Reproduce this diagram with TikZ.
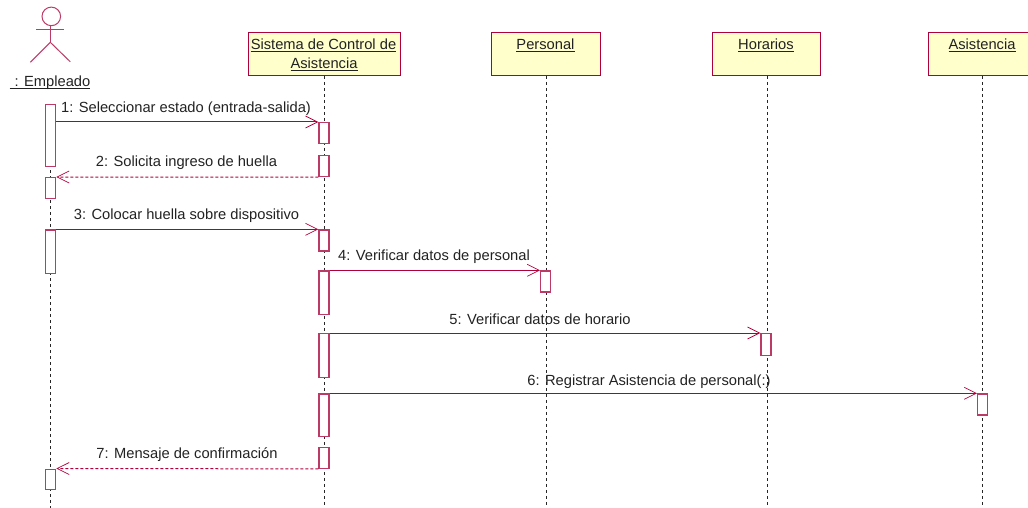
\documentclass[tikz,border=0pt]{standalone}
\usepackage{fontspec}
\setmainfont{Liberation Sans}
\usetikzlibrary{arrows.meta}
\definecolor{umlline}{HTML}{B0003C}
\definecolor{umlbox}{HTML}{BC3A66}
\definecolor{umlfill}{HTML}{FFFFCC}
\definecolor{umltext}{HTML}{222222}
\tikzset{
  obj/.style={draw=umlline,fill=umlfill,line width=1.1pt,inner sep=0pt,anchor=north west},
  act/.style={draw=umlbox,fill=white,line width=1.2pt,inner sep=0pt,anchor=north west,minimum width=10pt},
  life/.style={draw=black!85,line width=1pt,dash pattern=on 3pt off 3pt},
  msg/.style={draw=umlline,line width=1pt,-{Straight Barb[length=12pt,width=12pt,line width=.7pt]}},
  ret/.style={msg,dash pattern=on 3pt off 2pt},
  lbl/.style={anchor=base,inner sep=0pt,text=umltext,font=\fontsize{14.7}{17}\selectfont},
  limb/.style={draw=umlbox,line width=1pt}
}
\newcommand{\ul}[1]{\underline{\smash{#1}}}
\begin{document}
\begin{tikzpicture}[x=1pt,y=-1pt]
\path[use as bounding box] (0,0) rectangle (1028,508);
\clip (0,0) rectangle (1028,508);
% actor
\node[draw=umlbox,line width=1pt,circle,minimum size=18.6pt,inner sep=0pt] (head) at (51.3,16.4) {};
\coordinate (hip) at (50.3,42.3);
\coordinate (armL) at (36,29.7);
\coordinate (armR) at (64.3,29.7);
\coordinate (legL) at (30.3,62.3);
\coordinate (legR) at (70.3,61.8);
\draw[limb] (head.south -| hip) -- (hip);
\draw[limb] (armL) -- (armR);
\draw[limb] (legL) -- (hip) -- (legR);
\node[lbl] (empleado) at (50,86.5) {\ul{\hspace{5pt}: Empleado}};
% objects
\node[obj,minimum width=151.5pt,minimum height=42.5pt] (sis) at (248,32.3) {};
\node[obj,minimum width=109pt,minimum height=42.5pt] (per) at (491,32.3) {};
\node[obj,minimum width=108pt,minimum height=42.5pt] (hor) at (712,32.3) {};
\node[obj,minimum width=108pt,minimum height=42.5pt] (asi) at (928,32.3) {};
\node[lbl] (sist) at (323.5,50) {\ul{Sistema de Control de}};
\node[lbl] (sist2) at (324,68.5) {\ul{Asistencia}};
\node[lbl] (pert) at (545.5,50) {\ul{Personal}};
\node[lbl] (hort) at (766,50) {\ul{Horarios}};
\node[lbl] (asit) at (982,50) {\ul{Asistencia}};
% lifelines
\coordinate (e0) at (50.5,104);
\coordinate (e0b) at (50.5,508);
\coordinate (s0b) at (324,508);
\coordinate (p0b) at (546,508);
\coordinate (h0b) at (767,508);
\coordinate (a0b) at (982.5,508);
\draw[life] (e0) -- (e0b);
\draw[life] (sis.south -| s0b) -- (s0b);
\draw[life] (per.south -| p0b) -- (p0b);
\draw[life] (hor.south -| h0b) -- (h0b);
\draw[life] (asi.south -| a0b) -- (a0b);
% activations: empleado
\node[act,minimum height=61.5pt] (e1) at (45.2,104) {};
\node[act,minimum height=20.5pt] (e2) at (45.2,177) {};
\node[act,minimum height=43.5pt] (e3) at (45.2,229.3) {};
\node[act,minimum height=20.5pt] (e4) at (45.2,468.5) {};
% activations: sistema
\node[act,minimum height=21pt] (s1) at (318.3,122) {};
\node[act,minimum height=21pt] (s2) at (318.3,155) {};
\node[act,minimum height=21pt] (s3) at (318.3,229.3) {};
\node[act,minimum height=43.5pt] (s4) at (318.3,270.3) {};
\node[act,minimum height=43.5pt] (s5) at (318.3,333) {};
\node[act,minimum height=42.5pt] (s6) at (318.3,393.3) {};
\node[act,minimum height=21pt] (s7) at (318.3,446.7) {};
% activations: others
\node[act,minimum height=21pt] (p1) at (540,270.3) {};
\node[act,minimum height=22pt] (h1) at (760.3,333) {};
\node[act,minimum height=21pt] (a1) at (977,393.3) {};
% messages
\draw[msg] (e1.east |- s1.north west) -- (s1.north west);
\draw[ret] (s2.south west) -- (e2.north east);
\draw[msg] (e3.north east) -- (s3.north west);
\draw[msg] (s4.north east) -- (p1.north west);
\draw[msg] (s5.north east) -- (h1.north west);
\draw[msg] (s6.north east) -- (a1.north west);
\draw[ret] (s7.south west) -- (e4.north east);
% labels
\node[lbl] (m1) at (186,112.5) {1: Seleccionar estado (entrada-salida)};
\node[lbl] (m2) at (186.5,166) {2: Solicita ingreso de huella};
\node[lbl] (m3) at (186.5,219) {3: Colocar huella sobre dispositivo};
\node[lbl] (m4) at (434,260) {4: Verificar datos de personal};
\node[lbl] (m5) at (540,324) {5: Verificar datos de horario};
\node[lbl] (m6) at (649,385) {6: Registrar Asistencia de personal(:)};
\node[lbl] (m7) at (187,458) {7: Mensaje de confirmación};
\end{tikzpicture}
\end{document}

What is needed: Restate the whole listing above exactly, except for its images.

Finished task:
Reproduce this diagram with TikZ.
\documentclass[tikz,border=0pt]{standalone}
\usepackage{fontspec}
\setmainfont{Liberation Sans}
\usetikzlibrary{arrows.meta}
\definecolor{umlline}{HTML}{B0003C}
\definecolor{umlbox}{HTML}{BC3A66}
\definecolor{umlfill}{HTML}{FFFFCC}
\definecolor{umltext}{HTML}{222222}
\tikzset{
  obj/.style={draw=umlline,fill=umlfill,line width=1.1pt,inner sep=0pt,anchor=north west},
  act/.style={draw=umlbox,fill=white,line width=1.2pt,inner sep=0pt,anchor=north west,minimum width=10pt},
  life/.style={draw=black!85,line width=1pt,dash pattern=on 3pt off 3pt},
  msg/.style={draw=umlline,line width=1pt,-{Straight Barb[length=12pt,width=12pt,line width=.7pt]}},
  ret/.style={msg,dash pattern=on 3pt off 2pt},
  lbl/.style={anchor=base,inner sep=0pt,text=umltext,font=\fontsize{14.7}{17}\selectfont},
  limb/.style={draw=umlbox,line width=1pt}
}
\newcommand{\ul}[1]{\underline{\smash{#1}}}
\begin{document}
\begin{tikzpicture}[x=1pt,y=-1pt]
\path[use as bounding box] (0,0) rectangle (1028,508);
\clip (0,0) rectangle (1028,508);
% actor
\node[draw=umlbox,line width=1pt,circle,minimum size=18.6pt,inner sep=0pt] (head) at (51.3,16.4) {};
\coordinate (hip) at (50.3,42.3);
\coordinate (armL) at (36,29.7);
\coordinate (armR) at (64.3,29.7);
\coordinate (legL) at (30.3,62.3);
\coordinate (legR) at (70.3,61.8);
\draw[limb] (head.south -| hip) -- (hip);
\draw[limb] (armL) -- (armR);
\draw[limb] (legL) -- (hip) -- (legR);
\node[lbl] (empleado) at (50,86.5) {\ul{\hspace{5pt}: Empleado}};
% objects
\node[obj,minimum width=151.5pt,minimum height=42.5pt] (sis) at (248,32.3) {};
\node[obj,minimum width=109pt,minimum height=42.5pt] (per) at (491,32.3) {};
\node[obj,minimum width=108pt,minimum height=42.5pt] (hor) at (712,32.3) {};
\node[obj,minimum width=108pt,minimum height=42.5pt] (asi) at (928,32.3) {};
\node[lbl] (sist) at (323.5,50) {\ul{Sistema de Control de}};
\node[lbl] (sist2) at (324,68.5) {\ul{Asistencia}};
\node[lbl] (pert) at (545.5,50) {\ul{Personal}};
\node[lbl] (hort) at (766,50) {\ul{Horarios}};
\node[lbl] (asit) at (982,50) {\ul{Asistencia}};
% lifelines
\coordinate (e0) at (50.5,104);
\coordinate (e0b) at (50.5,508);
\coordinate (s0b) at (324,508);
\coordinate (p0b) at (546,508);
\coordinate (h0b) at (767,508);
\coordinate (a0b) at (982.5,508);
\draw[life] (e0) -- (e0b);
\draw[life] (sis.south -| s0b) -- (s0b);
\draw[life] (per.south -| p0b) -- (p0b);
\draw[life] (hor.south -| h0b) -- (h0b);
\draw[life] (asi.south -| a0b) -- (a0b);
% activations: empleado
\node[act,minimum height=61.5pt] (e1) at (45.2,104) {};
\node[act,minimum height=20.5pt] (e2) at (45.2,177) {};
\node[act,minimum height=43.5pt] (e3) at (45.2,229.3) {};
\node[act,minimum height=20.5pt] (e4) at (45.2,468.5) {};
% activations: sistema
\node[act,minimum height=21pt] (s1) at (318.3,122) {};
\node[act,minimum height=21pt] (s2) at (318.3,155) {};
\node[act,minimum height=21pt] (s3) at (318.3,229.3) {};
\node[act,minimum height=43.5pt] (s4) at (318.3,270.3) {};
\node[act,minimum height=43.5pt] (s5) at (318.3,333) {};
\node[act,minimum height=42.5pt] (s6) at (318.3,393.3) {};
\node[act,minimum height=21pt] (s7) at (318.3,446.7) {};
% activations: others
\node[act,minimum height=21pt] (p1) at (540,270.3) {};
\node[act,minimum height=22pt] (h1) at (760.3,333) {};
\node[act,minimum height=21pt] (a1) at (977,393.3) {};
% messages
\draw[msg] (e1.east |- s1.north west) -- (s1.north west);
\draw[ret] (s2.south west) -- (e2.north east);
\draw[msg] (e3.north east) -- (s3.north west);
\draw[msg] (s4.north east) -- (p1.north west);
\draw[msg] (s5.north east) -- (h1.north west);
\draw[msg] (s6.north east) -- (a1.north west);
\draw[ret] (s7.south west) -- (e4.north east);
% labels
\node[lbl] (m1) at (186,112.5) {1: Seleccionar estado (entrada-salida)};
\node[lbl] (m2) at (186.5,166) {2: Solicita ingreso de huella};
\node[lbl] (m3) at (186.5,219) {3: Colocar huella sobre dispositivo};
\node[lbl] (m4) at (434,260) {4: Verificar datos de personal};
\node[lbl] (m5) at (540,324) {5: Verificar datos de horario};
\node[lbl] (m6) at (649,385) {6: Registrar Asistencia de personal(:)};
\node[lbl] (m7) at (187,458) {7: Mensaje de confirmación};
\end{tikzpicture}
\end{document}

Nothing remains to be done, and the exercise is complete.